Any examples that you think are brilliant that you would offer up for analysis?

I would offer that Jesus’ responses often seemed more like excuses. He was sometimes clever but not more so than those typically offered by preachers, psychics and other charlatans to get them out of difficult spots. When asked to produce a sign. The gospels offer evidence Jesus would even resorted to dishonesty in a fix, as when asked for a sign he said none would be given to that generation, and yet the same gospels tell of him doing many signs and wonders. Are there any responses however that you think are beyond that of what dopers write daily. Any that in your opinion hold up to the clever retorts of say, Voltaire?

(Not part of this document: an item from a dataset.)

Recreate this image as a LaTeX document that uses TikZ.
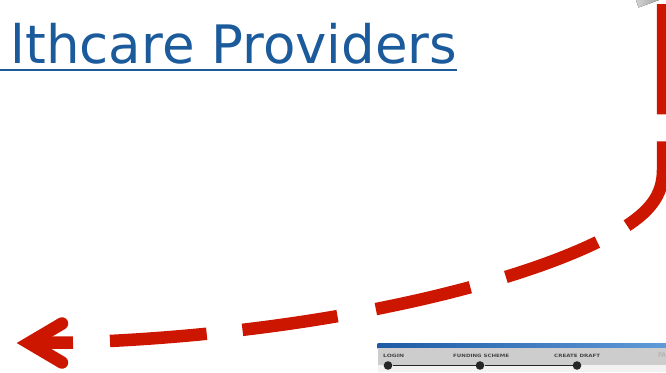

I think the comparison with Socrates is good in that we don’t have the direct words of either. However, with Socrates most would agree that brilliance is certainly there, whether it was put forth by himself or his biographer Plato. With Jesus brilliance just doesn’t seem to be there at all, either by him or his biographers. It seems to me that one can latch onto his miracles as evidence of the divine (assuming you believe those miracles, which to me seems irrational) but with regards to anything he said he seemed quite ordinary. With his preaching of hellfire he/god come across as quite selfish and spiteful, so much so as to make Hitler look good.

I’ll take that as a no, that in your opinion Jesus did not in fact say anything impartial observers would think of as brilliant.

I’ll take that as meaning that even if there were evidence of some grand intelligence or wisdom attributed to Jesus, that because of shakyness of the source we couldn’t confidently attribute it to him in the first place. Very good Polycarp, I’ll buy that.

And as others have noted, it’s not like people go around saying Jesus was this incredibly intelligent being. If he’s God, then he knows everything-- end of story. If not, then so what if he wasn’t “intelligent”? I’ve never heard anyone try to insist that he was (outside the God = omniscient thing).

I think the key points are that if Jesus is god and knows everything there is certainly no indication of such per his dialogues. Heck even his prophesies were wrong. As such the liberal Christians who doubt the miracle stories have little else reason to believe. As for if he weren’t god, a lot of people, including a lot of atheists, still hold him in some kind of reverence for him. I’m saying remove the divinity and miracles and all that remains is a ho-hum preacher who’s wisdom and morality were substandard at best.

Yeah. I don’t know why Jesus didn’t teach astrophysics and calculus to the weak and hungry people on the Mount, rather than feeding them and lifting their spirits. I reckon the blind man would have appreciated a lesson in occular science, rather than a healing. A lecture on organic chemistry would have been more appropriate at the wedding feast than a bottle of wine. And rather than telling people they were forgiven, He should have given them their genome maps.

Brilliance is most beautiful when it is simple, and rightly applied.

Out of curiosity, badchad, would you rather live in Plato’s Republic or Jesus’ Kingdom of Heaven?